2 Chicago men plead guilty to ATM ‘skimming’.
Two Chicago men pleaded guilty to rigging ATM machines in Illinois and Wisconsin to skim customers’ bank accounts and PINs, costing Chase Bank more than $100,000, the Chicago Sun-Times Media Wire reported July 6. One pleaded guilty to continuing a financial crimes enterprise, and the other pleaded guilty to identity theft. Prosecutors said the two placed electronic devices on ATMs belonging to Chase Bank branches in Cook County, Illinois, and southeastern Wisconsin, allowing them to obtain the financial information of nearly 500 people and gain access to millions of dollars in bank accounts.
Hackers steal BMWs in 3 minutes using security loophole.
There has been an unusual spike in the number of BMWs stolen in the United Kingdom, and the method suspected involves devices that plug into the car’s OBD port to program blank key fobs, Jalopnik reported July 8. The essential theft process varies in detail, but all reports seem to have a fundamental methodology in common. First, the car is entered, either via nearby RF jammers that block the fob lock signal from reaching the car or by breaking a window. In cases of the window break, the thieves seem to be exploiting a gap in the car’s internal ultrasonic sensor system to avoid tripping the alarm. Once access to the vehicle is gained, the thieves connect a device to the car’s OBD-II connector which gives them access to the car’s unique key fob digital ID, allowing them to program a blank key fob on the spot. BMW is not the only car company to allow key code access through the OBD port, but the recent rash of BMW thefts, compared to other makes, suggests another factor may be at play, possibly a good supply of blank BMW key fobs.
Targeted attacks focus on small businesses.
Thirty-six percent of all targeted attacks (58 per day) during the last 6 months were directed at businesses with 250 or fewer employees, according to Symantec.
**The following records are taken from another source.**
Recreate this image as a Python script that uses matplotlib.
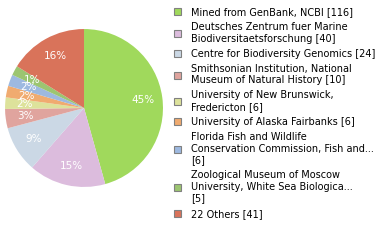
import matplotlib
matplotlib.use("Agg")
import matplotlib.pyplot as plt
from matplotlib.patches import Patch

# source labels (legend) and record counts
labels = [
    "Mined from GenBank, NCBI",
    "Deutsches Zentrum fuer Marine\nBiodiversitaetsforschung",
    "Centre for Biodiversity Genomics",
    "Smithsonian Institution, National\nMuseum of Natural History",
    "University of New Brunswick,\nFredericton",
    "University of Alaska Fairbanks",
    "Florida Fish and Wildlife\nConservation Commission, Fish and...\n",
    "Zoological Museum of Moscow\nUniversity, White Sea Biologica...\n",
    "22 Others",
]
counts = [116, 40, 24, 10, 6, 6, 6, 5, 41]
colors = ["#a0d95c", "#dcbcdd", "#cbd8e5", "#e0a49e", "#dde29b",
          "#f0ab70", "#9db9e0", "#9cc571", "#d9735a"]

fig = plt.figure(figsize=(3.8, 2.4), dpi=100)
ax = fig.add_axes([0.0132, 0.221, 0.4158, 0.658])

def pct_label(p):
    return "%d%%" % int(p)

wedges, texts, autotexts = ax.pie(counts, colors=colors, startangle=90,
                                  counterclock=False, autopct=pct_label,
                                  pctdistance=0.75, radius=1,
                                  wedgeprops={"linewidth": 0})
for t in autotexts:
    t.set_color("white")
    t.set_fontsize(7.5)
ax.set_xlim(-1, 1)
ax.set_ylim(-1, 1)
ax.set_aspect("equal")
ax.axis("off")

handles = [Patch(facecolor=c, edgecolor="#808080", linewidth=0.8) for c in colors]
legend_labels = []
for lab, n in zip(labels, counts):
    if lab.endswith("\n"):
        legend_labels.append(lab + "[%d]" % n)
    else:
        legend_labels.append(lab + " [%d]" % n)

fig.legend(handles, legend_labels, loc="upper left",
           bbox_to_anchor=(174 / 380, 1 - 7 / 240), frameon=False,
           fontsize=7, handlelength=0.75, handleheight=0.75,
           handletextpad=1.0, labelspacing=0.52, borderpad=0,
           borderaxespad=0)

fig.savefig("out.png", dpi=100)
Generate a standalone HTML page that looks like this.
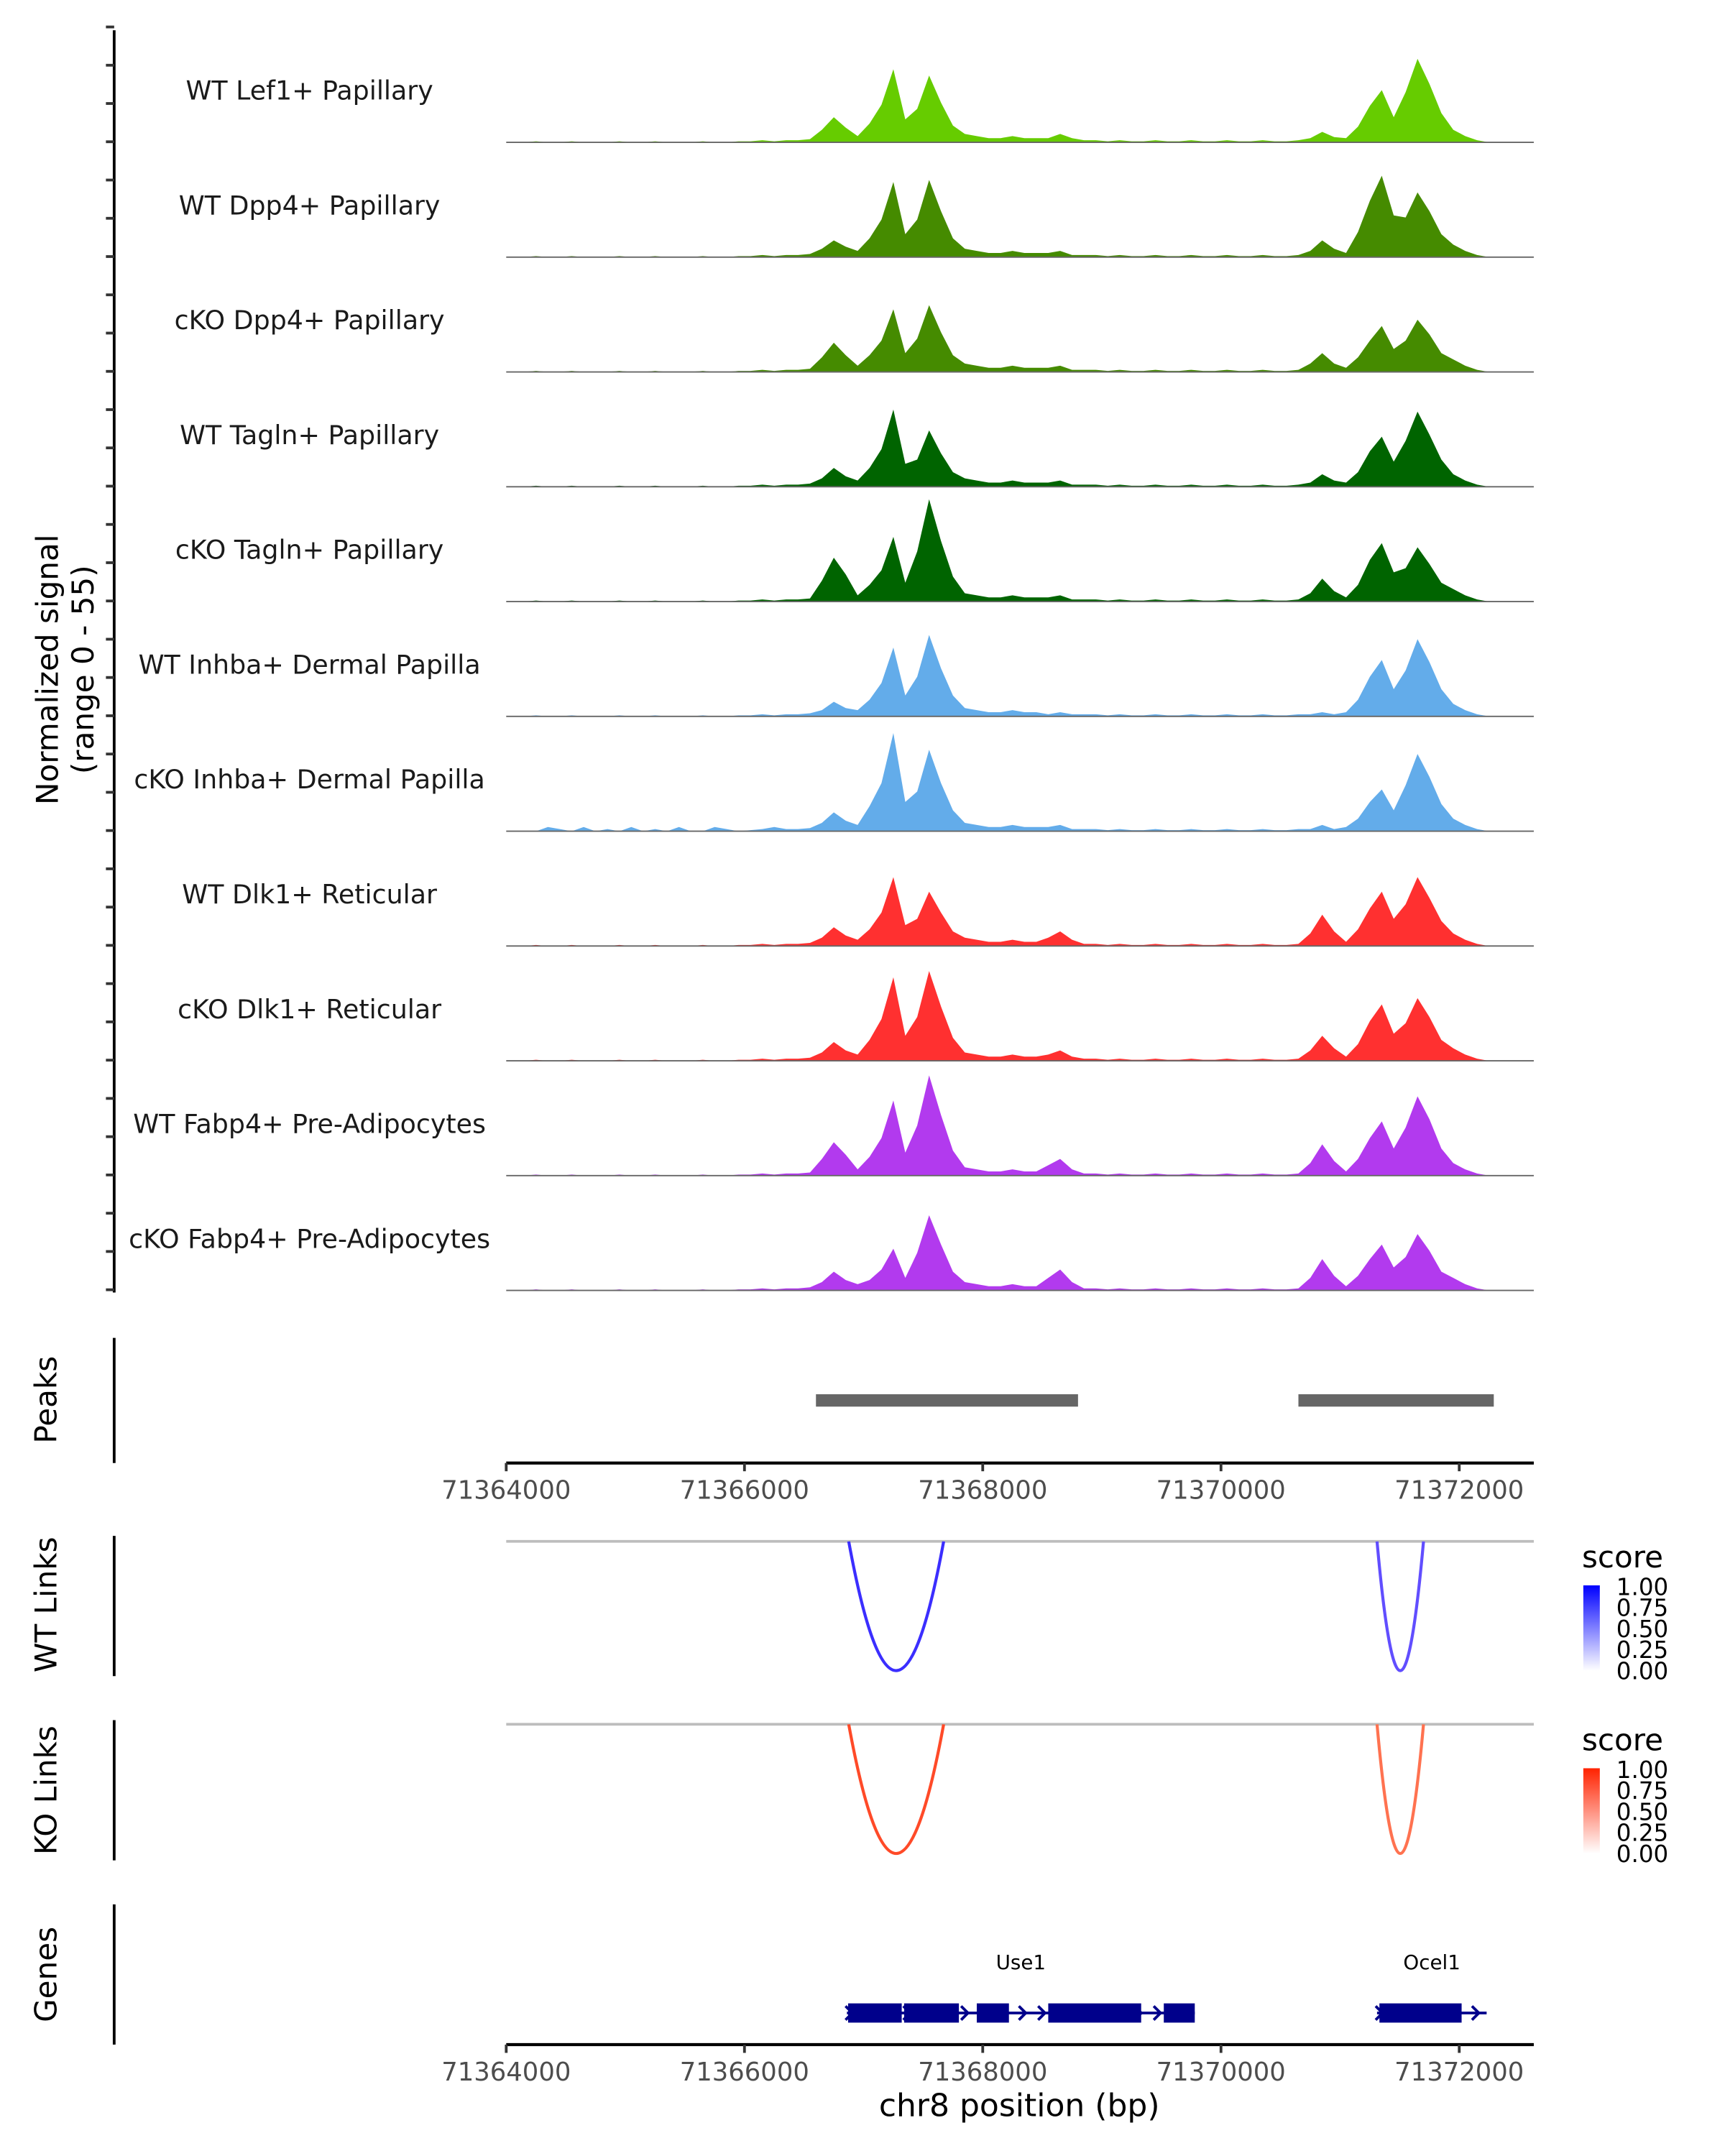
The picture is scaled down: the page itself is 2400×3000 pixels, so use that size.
<!DOCTYPE html>
<html><head><meta charset="utf-8">
<style>
html,body{margin:0;padding:0;background:#fff;}
svg{display:block;font-family:"DejaVu Sans","Liberation Sans",sans-serif;}
</style></head>
<body>
<svg id="chart" width="2400" height="3000" viewBox="0 0 1254 1568" preserveAspectRatio="none" xmlns="http://www.w3.org/2000/svg">
<defs>
<linearGradient id="gBlue" x1="0" y1="1" x2="0" y2="0"><stop offset="0" stop-color="#ffffff"/><stop offset="1" stop-color="#0000ff"/></linearGradient>
<linearGradient id="gRed" x1="0" y1="1" x2="0" y2="0"><stop offset="0" stop-color="#ffffff"/><stop offset="1" stop-color="#ff2200"/></linearGradient>
<clipPath id="clipWT"><rect x="360" y="1121" width="770" height="110"/></clipPath>
<clipPath id="clipKO"><rect x="360" y="1254" width="770" height="110"/></clipPath>
</defs>
<g id="tracks"></g>
<g id="left"></g>
<g id="peaks"></g>
<g id="links"></g>
<g id="genes"></g>
<g id="axes"></g>
</svg>
<script>
const NS = "http://www.w3.org/2000/svg";
const binStart = 71364000;
const binSize = 100;
const trackNames = ["WT Lef1+ Papillary","WT Dpp4+ Papillary","cKO Dpp4+ Papillary","WT Tagln+ Papillary","cKO Tagln+ Papillary","WT Inhba+ Dermal Papilla","cKO Inhba+ Dermal Papilla","WT Dlk1+ Reticular","cKO Dlk1+ Reticular","WT Fabp4+ Pre-Adipocytes","cKO Fabp4+ Pre-Adipocytes"];
const trackColors = ["#66cc00","#458b00","#458b00","#006400","#006400","#63acea","#63acea","#ff3030","#ff3030","#b23aee","#b23aee"];
const early = [0,0,0.5,0,0,0.5,0,0,0,0.5,0,0,0.5,0,0,0,0.5,0,0,0.5,0.5,1,0.5,1,1,1.5];
const earlyNoisy = [0,0,0,2,1,0,2,0,1,0,2,0,1,0,2,0,0,2,1,0,0.5,1,2,1,1,1.5];
const fill = [1,0.5,1,0.5,0.5,1,0.5,0.5,1,0.5,0.5,1,0.5,0.5,1,0.5,0.5,1];
const sigLef1 = [...early,6,12,7,3,9,18,35,11,16,32,19,8,4,3,2,2,3,2,2,2,4,2,1,...fill,2,5,2.5,2,7.5,17.5,25,12,24,40,28,14,6,3,1,0,0];
const sigDpp4WT = [...early,4,8,5,3,9,18,36,11,18,37,22,9,4,3,2,2,3,2,2,2,3,1,1,...fill,3,8,4,2,12,27,39,20,19,31,22,11,6,3,1,0,0];
const sigDpp4KO = [...early,7,14,8,3,8,15,30,9,16,32,19,8,4,3,2,2,3,2,2,2,3,1,1,...fill,4,9,4,2,7,15,22,11,15,25,18,9,6,3,1,0,0];
const sigTaglnWT = [...early,4,9,5,3,9,18,37,11,13,27,16,7,4,3,2,2,3,2,2,2,3,1,1,...fill,2,6,3,2,7,17,24,12,22,36,25,13,6,3,1,0,0];
const sigTaglnKO = [...early,10,21,13,3,8,15,31,9,24,49,29,12,4,3,2,2,3,2,2,2,3,1,1,...fill,4,11,5,2,8,20,28,14,16,26,18,9,6,3,1,0,0];
const sigInhbaWT = [...early,3,7,4,3,8,16,33,10,19,39,23,10,4,3,2,2,3,2,2,1,2,1,1,...fill,1,2,1,2,8,19,27,13,22,37,26,13,6,3,1,0,0];
const sigInhbaKO = [...earlyNoisy,4,9,5,3,12,23,47,14,19,39,23,10,4,3,2,2,3,2,2,2,3,1,1,...fill,1,3,1,2,6,14,20,10,22,37,26,13,6,3,1,0,0];
const sigDlk1WT = [...early,4,9,5,3,8,16,33,10,13,26,16,7,4,3,2,2,3,2,2,4,7,3,1,...fill,6,15,7,2,8,18,26,13,20,33,23,12,6,3,1,0,0];
const sigDlk1KO = [...early,4,9,5,3,10,20,40,12,21,43,26,11,4,3,2,2,3,2,2,3,5,2,1,...fill,5,12,6,2,8,19,27,13,18,30,21,10,6,3,1,0,0];
const sigFabp4WT = [...early,8,16,10,3,9,18,36,11,24,48,29,12,4,3,2,2,3,2,2,5,8,3,1,...fill,6,15,7,2,8,18,26,13,23,38,27,13,6,3,1,0,0];
const sigFabp4KO = [...early,4,9,5,3,5,10,20,6,18,36,22,9,4,3,2,2,3,2,2,6,10,4,1,...fill,6,15,7,2,7,15,22,11,16,27,19,9,6,3,1,0,0];
const signals = [sigLef1,sigDpp4WT,sigDpp4KO,sigTaglnWT,sigTaglnKO,sigInhbaWT,sigInhbaKO,sigDlk1WT,sigDlk1KO,sigFabp4WT,sigFabp4KO];
const yMax = 55;
const peakStarts = [71366600, 71370650];
const peakEnds = [71368800, 71372290];
const wtLinkStarts = [71366875, 71371310];
const wtLinkEnds = [71367672, 71371700];
const wtLinkScores = [0.9, 0.7];
const koLinkStarts = [71366875, 71371310];
const koLinkEnds = [71367672, 71371700];
const koLinkScores = [0.8, 0.6];
const geneNames = ["Use1","Ocel1"];
const geneStarts = [71366860, 71371310];
const geneEnds = [71369780, 71372230];
const exonStarts = [71366870,71367340,71367950,71368550,71369520,71371330];
const exonEnds = [71367320,71367800,71368220,71369330,71369780,71372020];
const axisTicks = [71364000,71366000,71368000,71370000,71372000];
const scoreTicks = ["1.00","0.75","0.50","0.25","0.00"];

const X0 = 368, PXK = 0.0866, XR = 1115;
function xs(bp){ return X0 + (bp - 71364000) * PXK; }
const trackTop = 20, trackH = 83.5;
function ys(v, i){ return (trackTop + trackH*(i+1)) - v / yMax * 83.5; }
function el(tag, attrs, parent){ const e=document.createElementNS(NS,tag); for(const k in attrs) e.setAttribute(k,attrs[k]); parent.appendChild(e); return e; }

const gT = document.getElementById('tracks');
signals.forEach((arr, i) => {
  const base = trackTop + trackH*(i+1);
  let d = `M${xs(binStart)},${base}`;
  arr.forEach((v, j) => { d += ` L${xs(binStart + j*binSize + binSize/2).toFixed(2)},${ys(v,i).toFixed(2)}`; });
  d += ` L${xs(binStart + arr.length*binSize)},${base} Z`;
  const p = el('path', {d:d, fill:trackColors[i]}, gT);
  
  
  const bl = el('line', {x1:xs(binStart), x2:XR, y1:base, y2:base, stroke:'#666', 'stroke-width':1}, gT);
  
  
  const t = el('text', {x:225, y:base-31, 'text-anchor':'middle', 'font-size':19, fill:'#1a1a1a'}, gT);
  t.textContent = trackNames[i];
  
  
});

const gL = document.getElementById('left');
el('line', {x1:83, x2:83, y1:22, y2:940, stroke:'#000', 'stroke-width':2}, gL);
for (let y = 938; y > 19; y -= 27.83) {
  const tk = el('line', {x1:77, x2:83, y1:y, y2:y, stroke:'#333', 'stroke-width':2}, gL);
  
  
}
const yt = el('text', {transform:'translate(42,487) rotate(-90)', 'text-anchor':'middle', 'font-size':22, fill:'#000'}, gL);


yt.innerHTML = '<tspan x="0" dy="0">Normalized signal</tspan><tspan x="0" dy="26">(range 0 - 55)</tspan>';

function sideLabel(txt, yc, y1, y2, name){
  const l = el('line', {x1:83, x2:83, y1:y1, y2:y2, stroke:'#000', 'stroke-width':2}, gL);
  
  
  const t = el('text', {transform:`translate(41,${yc}) rotate(-90)`, 'text-anchor':'middle', 'font-size':22, fill:'#000'}, gL);
  t.textContent = txt;
  
  
}
sideLabel('Peaks', 1018, 973, 1064, 'peaks');
sideLabel('WT Links', 1167, 1117, 1219, 'wt-links');
sideLabel('KO Links', 1302, 1251, 1353, 'ko-links');
sideLabel('Genes', 1436, 1385, 1487, 'genes');

const gP = document.getElementById('peaks');
peakStarts.forEach((s, i) => {
  const r = el('rect', {x:xs(s), y:1014, width:xs(peakEnds[i])-xs(s), height:9, fill:'#666'}, gP);
  
  
});

const gK = document.getElementById('links');
function linkTrack(starts, ends, scores, yTop, color, grad, clip, name){
  const hl = el('line', {x1:368, x2:XR, y1:yTop, y2:yTop, stroke:'#bdbdbd', 'stroke-width':2}, gK);
  
  
  starts.forEach((s, i) => {
    const x1 = xs(s), x2 = xs(ends[i]), xm = (x1+x2)/2, yb = yTop + 94;
    const p = el('path', {d:`M${x1},${yTop} Q${xm},${2*yb-yTop} ${x2},${yTop}`, fill:'none', stroke:color(scores[i]), 'stroke-width':2.2, 'clip-path':`url(#${clip})`}, gK);
    
    
  });
  const lt = el('text', {x:1150, y:yTop+19, 'font-size':22, fill:'#000'}, gK);
  lt.textContent = 'score';
  
  
  const cb = el('rect', {x:1151, y:yTop+32, width:12, height:62, fill:`url(#${grad})`}, gK);
  
  
  scoreTicks.forEach((s, j) => {
    const t = el('text', {x:1175, y:yTop+39+j*15.3, 'font-size':17, fill:'#000'}, gK);
    t.textContent = s;
    
    
  });
}
function blueC(s){ const a = 1 - s; return `rgb(${Math.round(255*a*0.9+40*s)},${Math.round(255*a*0.75+30*s)},255)`; }
function redC(s){ const a = 1 - s; return `rgb(255,${Math.round(34+200*a)},${Math.round(0+200*a)})`; }
linkTrack(wtLinkStarts, wtLinkEnds, wtLinkScores, 1121, blueC, 'gBlue', 'clipWT', 'wt-link');
linkTrack(koLinkStarts, koLinkEnds, koLinkScores, 1254, redC, 'gRed', 'clipKO', 'ko-link');

const gG = document.getElementById('genes');
geneStarts.forEach((s, i) => {
  const x1 = xs(s), x2 = xs(geneEnds[i]);
  const l = el('line', {x1:x1, x2:x2, y1:1464, y2:1464, stroke:'#00008b', 'stroke-width':2}, gG);
  
  
  for (let x = x1 + 2; x < x2; x += 14) {
    const a = el('path', {d:`M${x-3},${1459} L${x+2},${1464} L${x-3},${1469}`, fill:'none', stroke:'#00008b', 'stroke-width':2}, gG);
    
    
  }
  const t = el('text', {x:(x1+x2)/2, y:1432, 'text-anchor':'middle', 'font-size':14.5, fill:'#000'}, gG);
  t.textContent = geneNames[i];
  
  
});
exonStarts.forEach((s, i) => {
  const r = el('rect', {x:xs(s), y:1457, width:xs(exonEnds[i])-xs(s), height:14, fill:'#00008b'}, gG);
  
  
});

const gA = document.getElementById('axes');
[1064, 1487].forEach(y => {
  const l = el('line', {x1:368, x2:XR, y1:y, y2:y, stroke:'#000', 'stroke-width':2.2}, gA);
  
  
  axisTicks.forEach(b => {
    const tk = el('line', {x1:xs(b), x2:xs(b), y1:y, y2:y+6, stroke:'#333', 'stroke-width':2}, gA);
    
    
    const t = el('text', {x:xs(b), y:y+26, 'text-anchor':'middle', 'font-size':18.5, fill:'#4d4d4d'}, gA);
    t.textContent = String(b);
    
    
  });
});
const xt = el('text', {x:741, y:1539, 'text-anchor':'middle', 'font-size':23, fill:'#000'}, gA);
xt.textContent = 'chr8 position (bp)';


</script>
</body></html>
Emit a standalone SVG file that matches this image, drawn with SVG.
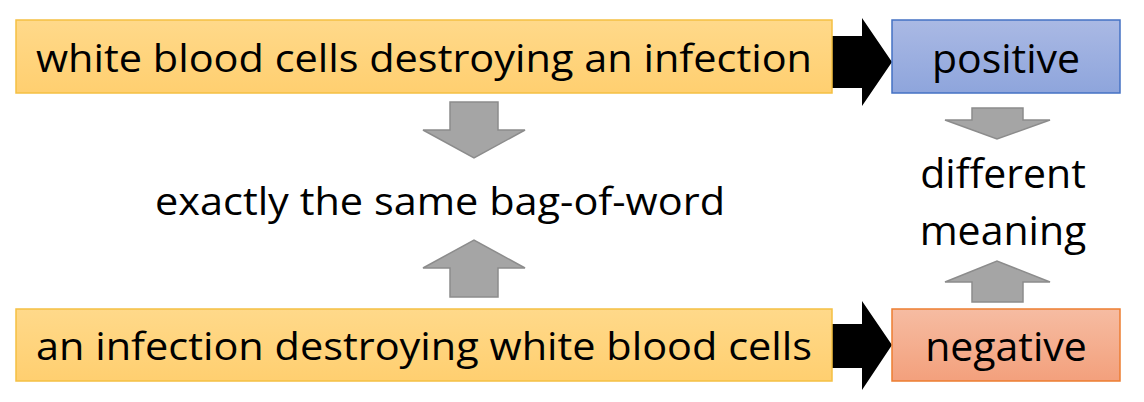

During the first half of 2012, the total number of daily targeted attacks continued to increase at a minimum rate of 24 percent with an average of 151 targeted attacks being blocked each day during May and June. Large enterprises consisting of more than 2,500 employees are still receiving the greatest number of attacks, with an average 69 being blocked each day. “There appears to be a direct correlation between the rise in attacks against smaller businesses and a drop in attacks against larger ones. It almost seems attackers are diverting their resources directly from the one group to the other,” said a cybersecurity intelligence manager at Symantec. “It may be that your company is not the primary target, but an attacker may use your organization as a stepping-stone to attack another company,” he said. The defense industry was the targeted industry of choice in the first half of 2012, with an average of 7.3 attacks per day. The chemical/pharmaceutical and manufacturing sectors maintain the number two and three spots, respectively. These targets clearly received a smaller percentage of overall attention than in 2011, but the chemical/pharmaceutical sector is still hit by one in every five targeted attacks, while manufacturing still accounts for almost 10 percent of all targeted attacks.